**Problem description**
Return verbatim the inclusive range of lines running from the line that contains "Rebuild this chart" to the line that contains "96, 97, 98];". Omit every other line.

☆ ☆ ☆ ☆

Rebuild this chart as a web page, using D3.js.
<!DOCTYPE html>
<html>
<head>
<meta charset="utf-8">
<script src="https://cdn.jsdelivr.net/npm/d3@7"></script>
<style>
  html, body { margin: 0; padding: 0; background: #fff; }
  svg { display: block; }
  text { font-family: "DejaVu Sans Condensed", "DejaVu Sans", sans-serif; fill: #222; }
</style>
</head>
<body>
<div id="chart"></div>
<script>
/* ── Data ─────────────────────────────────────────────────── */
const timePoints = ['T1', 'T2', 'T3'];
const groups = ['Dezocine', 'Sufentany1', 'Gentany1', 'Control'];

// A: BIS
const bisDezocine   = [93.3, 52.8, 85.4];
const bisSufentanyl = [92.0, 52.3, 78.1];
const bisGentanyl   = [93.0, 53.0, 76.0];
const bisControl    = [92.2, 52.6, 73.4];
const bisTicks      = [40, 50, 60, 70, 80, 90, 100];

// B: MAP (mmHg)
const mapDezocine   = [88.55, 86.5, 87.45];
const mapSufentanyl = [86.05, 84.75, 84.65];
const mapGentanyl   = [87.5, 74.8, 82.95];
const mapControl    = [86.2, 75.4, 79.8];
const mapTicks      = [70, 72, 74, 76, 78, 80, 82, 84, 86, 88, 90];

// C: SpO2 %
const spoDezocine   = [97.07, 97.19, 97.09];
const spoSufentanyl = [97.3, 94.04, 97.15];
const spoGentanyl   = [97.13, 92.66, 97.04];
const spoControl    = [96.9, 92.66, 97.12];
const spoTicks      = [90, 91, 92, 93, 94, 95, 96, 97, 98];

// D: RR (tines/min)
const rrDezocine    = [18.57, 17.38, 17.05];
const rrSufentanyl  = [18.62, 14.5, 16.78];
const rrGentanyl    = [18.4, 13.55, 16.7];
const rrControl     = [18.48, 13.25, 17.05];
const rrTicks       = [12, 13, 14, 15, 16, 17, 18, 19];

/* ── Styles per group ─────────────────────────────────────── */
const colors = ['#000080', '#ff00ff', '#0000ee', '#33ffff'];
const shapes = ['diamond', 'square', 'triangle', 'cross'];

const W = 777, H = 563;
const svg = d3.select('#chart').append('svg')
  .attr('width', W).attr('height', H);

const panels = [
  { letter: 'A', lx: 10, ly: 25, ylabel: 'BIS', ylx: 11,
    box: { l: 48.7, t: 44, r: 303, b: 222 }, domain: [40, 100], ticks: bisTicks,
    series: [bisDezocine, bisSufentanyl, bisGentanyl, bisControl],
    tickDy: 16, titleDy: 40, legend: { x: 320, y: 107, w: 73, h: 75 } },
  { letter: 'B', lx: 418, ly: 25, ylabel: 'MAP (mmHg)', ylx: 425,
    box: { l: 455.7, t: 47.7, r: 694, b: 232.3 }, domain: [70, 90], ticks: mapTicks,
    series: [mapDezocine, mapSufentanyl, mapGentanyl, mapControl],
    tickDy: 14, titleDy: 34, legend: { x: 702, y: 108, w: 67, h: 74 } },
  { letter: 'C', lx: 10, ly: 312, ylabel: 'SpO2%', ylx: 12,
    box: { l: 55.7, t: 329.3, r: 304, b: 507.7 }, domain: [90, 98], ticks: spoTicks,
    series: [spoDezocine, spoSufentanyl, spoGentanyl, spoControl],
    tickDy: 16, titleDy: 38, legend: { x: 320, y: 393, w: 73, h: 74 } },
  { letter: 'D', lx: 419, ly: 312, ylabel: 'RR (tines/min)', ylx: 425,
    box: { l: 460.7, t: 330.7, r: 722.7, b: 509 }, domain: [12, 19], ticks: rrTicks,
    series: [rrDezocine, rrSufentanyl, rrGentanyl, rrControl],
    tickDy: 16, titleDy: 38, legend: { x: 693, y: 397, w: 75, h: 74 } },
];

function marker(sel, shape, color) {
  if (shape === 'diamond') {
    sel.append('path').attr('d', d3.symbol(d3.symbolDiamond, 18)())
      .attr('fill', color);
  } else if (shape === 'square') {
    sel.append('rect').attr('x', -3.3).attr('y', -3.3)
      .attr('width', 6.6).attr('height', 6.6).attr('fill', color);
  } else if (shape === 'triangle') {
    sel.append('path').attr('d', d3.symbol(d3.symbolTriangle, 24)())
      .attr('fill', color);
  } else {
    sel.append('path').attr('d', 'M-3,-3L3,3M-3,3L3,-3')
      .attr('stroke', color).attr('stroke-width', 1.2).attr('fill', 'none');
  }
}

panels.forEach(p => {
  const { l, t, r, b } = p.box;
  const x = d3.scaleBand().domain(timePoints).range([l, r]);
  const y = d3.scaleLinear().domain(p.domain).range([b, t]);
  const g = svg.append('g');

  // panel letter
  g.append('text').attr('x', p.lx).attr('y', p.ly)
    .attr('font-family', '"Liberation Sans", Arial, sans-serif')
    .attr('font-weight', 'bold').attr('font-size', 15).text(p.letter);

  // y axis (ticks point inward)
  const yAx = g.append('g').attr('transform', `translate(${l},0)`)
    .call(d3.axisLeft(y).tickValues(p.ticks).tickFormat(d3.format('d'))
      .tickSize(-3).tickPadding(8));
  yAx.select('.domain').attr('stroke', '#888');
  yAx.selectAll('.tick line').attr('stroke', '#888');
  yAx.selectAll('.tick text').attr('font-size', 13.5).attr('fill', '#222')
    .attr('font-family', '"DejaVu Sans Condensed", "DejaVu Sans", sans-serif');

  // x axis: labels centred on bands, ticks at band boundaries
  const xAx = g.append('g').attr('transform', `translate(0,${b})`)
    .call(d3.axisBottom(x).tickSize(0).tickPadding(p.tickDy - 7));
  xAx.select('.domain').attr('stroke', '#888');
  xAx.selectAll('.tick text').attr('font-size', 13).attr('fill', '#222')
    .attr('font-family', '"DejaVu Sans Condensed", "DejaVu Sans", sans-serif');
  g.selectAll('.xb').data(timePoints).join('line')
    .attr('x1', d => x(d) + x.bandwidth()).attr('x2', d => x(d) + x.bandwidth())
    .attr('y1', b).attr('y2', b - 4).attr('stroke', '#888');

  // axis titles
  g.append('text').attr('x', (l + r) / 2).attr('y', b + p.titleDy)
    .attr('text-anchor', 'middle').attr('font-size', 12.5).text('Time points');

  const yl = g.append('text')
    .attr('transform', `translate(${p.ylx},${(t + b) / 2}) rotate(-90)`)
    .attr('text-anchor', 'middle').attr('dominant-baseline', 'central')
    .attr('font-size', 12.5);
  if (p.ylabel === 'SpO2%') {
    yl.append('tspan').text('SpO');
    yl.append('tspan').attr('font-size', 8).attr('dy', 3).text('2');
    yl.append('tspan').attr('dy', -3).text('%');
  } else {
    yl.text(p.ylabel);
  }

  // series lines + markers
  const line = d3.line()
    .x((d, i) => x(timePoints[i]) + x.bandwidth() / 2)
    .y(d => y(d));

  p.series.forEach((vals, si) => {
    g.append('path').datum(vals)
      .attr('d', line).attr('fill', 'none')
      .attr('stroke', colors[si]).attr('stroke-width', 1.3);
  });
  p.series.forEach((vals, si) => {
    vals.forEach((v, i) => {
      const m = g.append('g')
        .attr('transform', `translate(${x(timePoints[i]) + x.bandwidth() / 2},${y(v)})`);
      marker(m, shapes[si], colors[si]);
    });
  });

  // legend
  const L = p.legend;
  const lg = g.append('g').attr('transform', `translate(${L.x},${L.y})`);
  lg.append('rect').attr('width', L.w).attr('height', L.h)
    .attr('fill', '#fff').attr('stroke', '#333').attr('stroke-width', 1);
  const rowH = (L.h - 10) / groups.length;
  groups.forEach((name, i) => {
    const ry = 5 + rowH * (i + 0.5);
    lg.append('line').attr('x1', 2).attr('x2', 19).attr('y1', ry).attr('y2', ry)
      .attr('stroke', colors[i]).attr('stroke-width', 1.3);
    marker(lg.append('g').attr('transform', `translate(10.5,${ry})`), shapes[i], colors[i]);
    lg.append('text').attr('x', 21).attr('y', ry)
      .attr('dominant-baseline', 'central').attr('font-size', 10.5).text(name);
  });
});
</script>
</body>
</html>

☆ ☆ ☆ ☆

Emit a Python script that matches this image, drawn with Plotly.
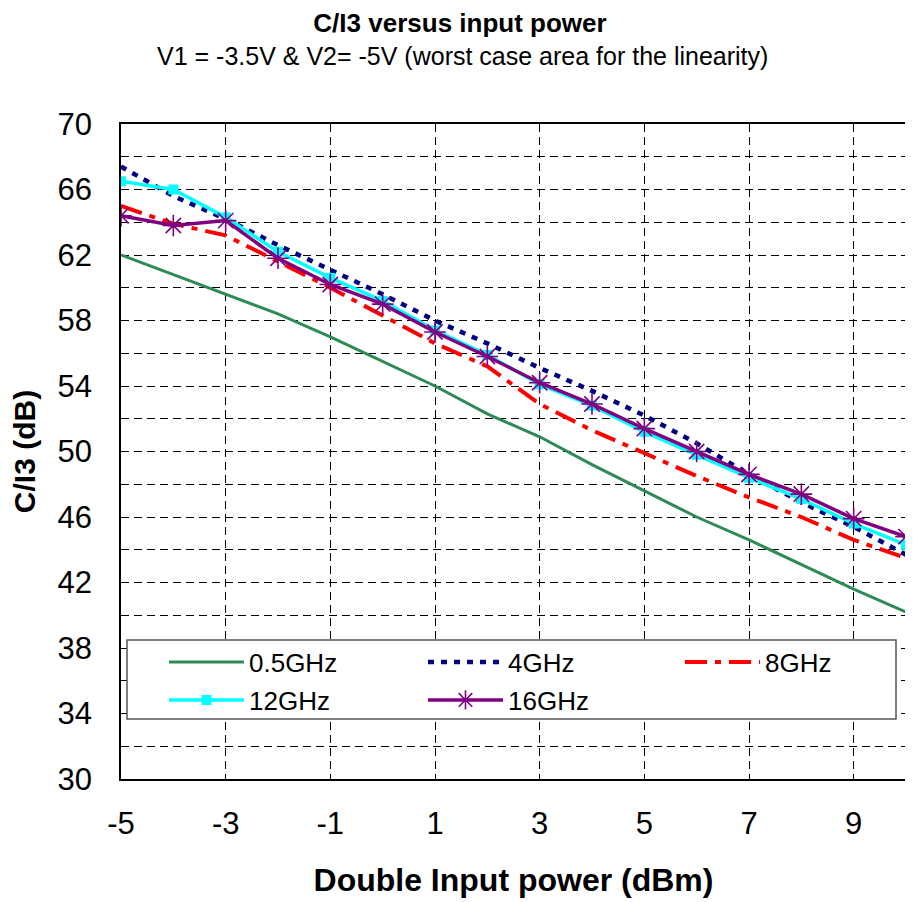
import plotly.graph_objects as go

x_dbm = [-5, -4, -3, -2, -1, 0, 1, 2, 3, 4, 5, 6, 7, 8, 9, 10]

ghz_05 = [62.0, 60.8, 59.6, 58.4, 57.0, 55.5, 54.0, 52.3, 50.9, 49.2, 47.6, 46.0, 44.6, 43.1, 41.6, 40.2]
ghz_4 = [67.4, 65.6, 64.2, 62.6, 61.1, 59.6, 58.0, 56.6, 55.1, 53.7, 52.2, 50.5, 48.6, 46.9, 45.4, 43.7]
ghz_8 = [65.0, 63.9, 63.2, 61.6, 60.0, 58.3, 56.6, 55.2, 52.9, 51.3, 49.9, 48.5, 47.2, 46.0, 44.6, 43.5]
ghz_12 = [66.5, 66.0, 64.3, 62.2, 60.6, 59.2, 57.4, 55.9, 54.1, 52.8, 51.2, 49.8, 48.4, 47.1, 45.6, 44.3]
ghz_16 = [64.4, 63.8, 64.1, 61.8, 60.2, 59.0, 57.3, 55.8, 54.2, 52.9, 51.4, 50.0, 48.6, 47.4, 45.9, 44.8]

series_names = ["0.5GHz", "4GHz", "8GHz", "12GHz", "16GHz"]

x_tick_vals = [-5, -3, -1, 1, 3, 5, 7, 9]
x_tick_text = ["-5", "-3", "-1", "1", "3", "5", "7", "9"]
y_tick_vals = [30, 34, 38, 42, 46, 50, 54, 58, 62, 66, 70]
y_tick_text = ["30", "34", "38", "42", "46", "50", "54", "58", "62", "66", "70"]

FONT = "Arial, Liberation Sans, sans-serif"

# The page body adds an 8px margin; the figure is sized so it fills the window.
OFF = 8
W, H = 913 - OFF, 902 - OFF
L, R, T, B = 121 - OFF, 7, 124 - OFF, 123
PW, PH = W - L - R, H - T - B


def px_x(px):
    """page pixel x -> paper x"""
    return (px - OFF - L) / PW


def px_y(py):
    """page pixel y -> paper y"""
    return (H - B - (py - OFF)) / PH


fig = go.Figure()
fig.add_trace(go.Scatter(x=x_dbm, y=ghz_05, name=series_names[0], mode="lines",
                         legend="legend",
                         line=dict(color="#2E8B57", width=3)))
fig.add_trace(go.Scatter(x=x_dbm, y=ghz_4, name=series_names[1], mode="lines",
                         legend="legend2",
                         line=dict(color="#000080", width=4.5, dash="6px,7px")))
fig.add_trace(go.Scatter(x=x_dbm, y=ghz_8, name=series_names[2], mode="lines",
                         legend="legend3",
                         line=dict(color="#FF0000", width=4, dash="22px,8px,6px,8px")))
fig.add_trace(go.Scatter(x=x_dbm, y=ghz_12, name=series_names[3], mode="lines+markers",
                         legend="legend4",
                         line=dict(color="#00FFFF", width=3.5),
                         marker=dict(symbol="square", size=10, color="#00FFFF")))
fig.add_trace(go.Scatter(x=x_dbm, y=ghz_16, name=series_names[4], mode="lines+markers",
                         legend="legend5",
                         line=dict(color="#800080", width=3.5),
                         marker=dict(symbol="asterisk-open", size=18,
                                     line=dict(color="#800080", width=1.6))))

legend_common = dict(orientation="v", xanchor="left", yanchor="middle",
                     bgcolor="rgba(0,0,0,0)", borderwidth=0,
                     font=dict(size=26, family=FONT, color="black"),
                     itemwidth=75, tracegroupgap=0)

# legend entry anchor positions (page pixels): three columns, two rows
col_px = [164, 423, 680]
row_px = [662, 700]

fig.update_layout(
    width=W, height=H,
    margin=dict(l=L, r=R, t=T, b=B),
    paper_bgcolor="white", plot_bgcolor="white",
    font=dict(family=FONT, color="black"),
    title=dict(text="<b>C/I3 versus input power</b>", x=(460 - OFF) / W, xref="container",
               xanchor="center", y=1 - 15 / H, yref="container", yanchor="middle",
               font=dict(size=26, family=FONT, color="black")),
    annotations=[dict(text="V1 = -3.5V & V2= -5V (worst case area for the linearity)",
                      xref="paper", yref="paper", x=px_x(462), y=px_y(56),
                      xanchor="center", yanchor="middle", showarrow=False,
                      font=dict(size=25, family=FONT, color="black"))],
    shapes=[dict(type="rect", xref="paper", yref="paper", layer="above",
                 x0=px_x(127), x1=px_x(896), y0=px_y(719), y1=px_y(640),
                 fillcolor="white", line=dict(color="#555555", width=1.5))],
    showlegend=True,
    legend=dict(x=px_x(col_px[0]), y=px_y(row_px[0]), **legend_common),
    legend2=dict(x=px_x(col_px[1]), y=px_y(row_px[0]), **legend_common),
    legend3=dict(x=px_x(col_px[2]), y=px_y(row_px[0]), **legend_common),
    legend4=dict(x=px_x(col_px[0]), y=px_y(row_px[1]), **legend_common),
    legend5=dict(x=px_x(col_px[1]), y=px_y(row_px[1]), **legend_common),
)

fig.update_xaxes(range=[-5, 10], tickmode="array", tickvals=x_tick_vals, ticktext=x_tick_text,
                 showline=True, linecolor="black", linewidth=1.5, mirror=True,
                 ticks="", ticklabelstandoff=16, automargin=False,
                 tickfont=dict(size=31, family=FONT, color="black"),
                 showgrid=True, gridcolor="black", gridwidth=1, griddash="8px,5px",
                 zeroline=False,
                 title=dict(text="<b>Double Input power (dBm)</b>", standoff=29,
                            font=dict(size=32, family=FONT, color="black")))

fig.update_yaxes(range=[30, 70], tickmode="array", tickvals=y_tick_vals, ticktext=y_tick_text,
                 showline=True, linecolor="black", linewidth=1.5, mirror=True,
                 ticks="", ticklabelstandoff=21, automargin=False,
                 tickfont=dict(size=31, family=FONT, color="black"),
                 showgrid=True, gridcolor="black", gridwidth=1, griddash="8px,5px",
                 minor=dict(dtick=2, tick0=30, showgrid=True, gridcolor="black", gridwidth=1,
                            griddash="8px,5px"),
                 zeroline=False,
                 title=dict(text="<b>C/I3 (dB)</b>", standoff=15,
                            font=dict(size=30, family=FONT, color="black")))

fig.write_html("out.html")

☆ ☆ ☆ ☆

**Completed exercise**
Rebuild this chart as a web page, using D3.js.
<!DOCTYPE html>
<html>
<head>
<meta charset="utf-8">
<script src="https://cdn.jsdelivr.net/npm/d3@7"></script>
<style>
  html, body { margin: 0; padding: 0; background: #fff; }
  svg { display: block; }
  text { font-family: "DejaVu Sans Condensed", "DejaVu Sans", sans-serif; fill: #222; }
</style>
</head>
<body>
<div id="chart"></div>
<script>
/* ── Data ─────────────────────────────────────────────────── */
const timePoints = ['T1', 'T2', 'T3'];
const groups = ['Dezocine', 'Sufentany1', 'Gentany1', 'Control'];

// A: BIS
const bisDezocine   = [93.3, 52.8, 85.4];
const bisSufentanyl = [92.0, 52.3, 78.1];
const bisGentanyl   = [93.0, 53.0, 76.0];
const bisControl    = [92.2, 52.6, 73.4];
const bisTicks      = [40, 50, 60, 70, 80, 90, 100];

// B: MAP (mmHg)
const mapDezocine   = [88.55, 86.5, 87.45];
const mapSufentanyl = [86.05, 84.75, 84.65];
const mapGentanyl   = [87.5, 74.8, 82.95];
const mapControl    = [86.2, 75.4, 79.8];
const mapTicks      = [70, 72, 74, 76, 78, 80, 82, 84, 86, 88, 90];

// C: SpO2 %
const spoDezocine   = [97.07, 97.19, 97.09];
const spoSufentanyl = [97.3, 94.04, 97.15];
const spoGentanyl   = [97.13, 92.66, 97.04];
const spoControl    = [96.9, 92.66, 97.12];
const spoTicks      = [90, 91, 92, 93, 94, 95, 96, 97, 98];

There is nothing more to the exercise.